Every newspaper has had a very good run … It’s coming to an end as a result of these disruptive technologies … I think we will have both [internet and print news] for quite a while, certainly ten years, some people say five. I’d be more inclined to say 20, but 20 means very small circulations.
And that could be it. Newspapers will last a generation. It may not be an even decline, because what applies to the nationals is not necessarily the same as the regionals. The UK’s national newspapers, of which there are around 30, attract a particular kind of advertiser and have the potential to reach out internationally (which is what The Independent‘s owners are pinning their hopes upon). For regional newspapers, of which there are around 100 dailies and 1,200 weeklies, there seems to be a different model operating, one where local advertising combined with consumer loyalty may keep some titles in print for a good while yet, even as the same titles increase their digital foothold (the recent ranking of UK media publications for 2015 by SimilarWeb shows regional publisher like Kentonline, Birmingham Mail and Liverpool Echo among those titles with the highest percentage of mobile traffic share).
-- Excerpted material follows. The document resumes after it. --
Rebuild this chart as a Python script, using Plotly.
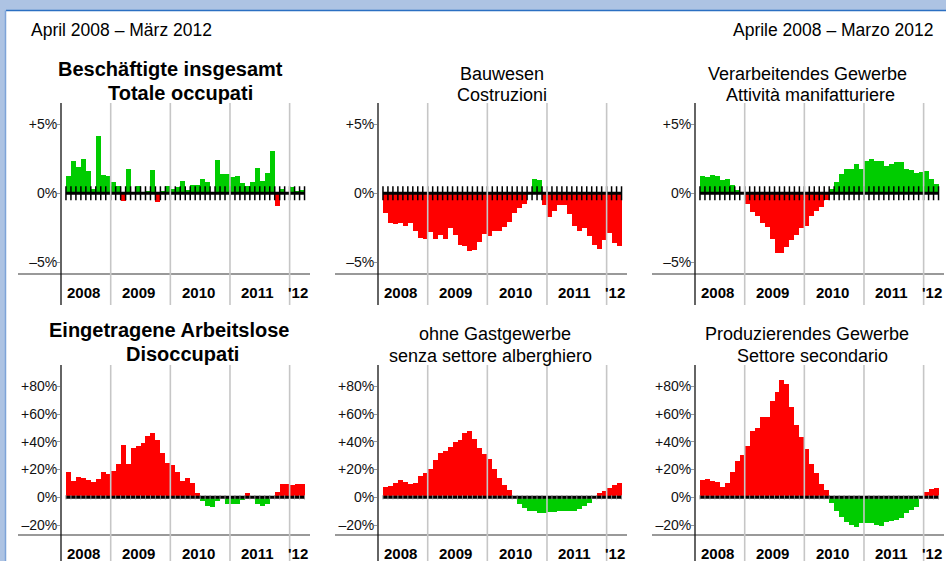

However long it takes, time is running out for print newspapers. It will be our job to ensure that we continue to serve the needs of UK research by increasingly gathering news in its digital forms. We need a smooth transition, with consistency of representation. The challenge is that the mechanisms to do so are not fully in place as yet. The technologies are; the means to ensure capture, identification and continuity are not. But we’re working on it.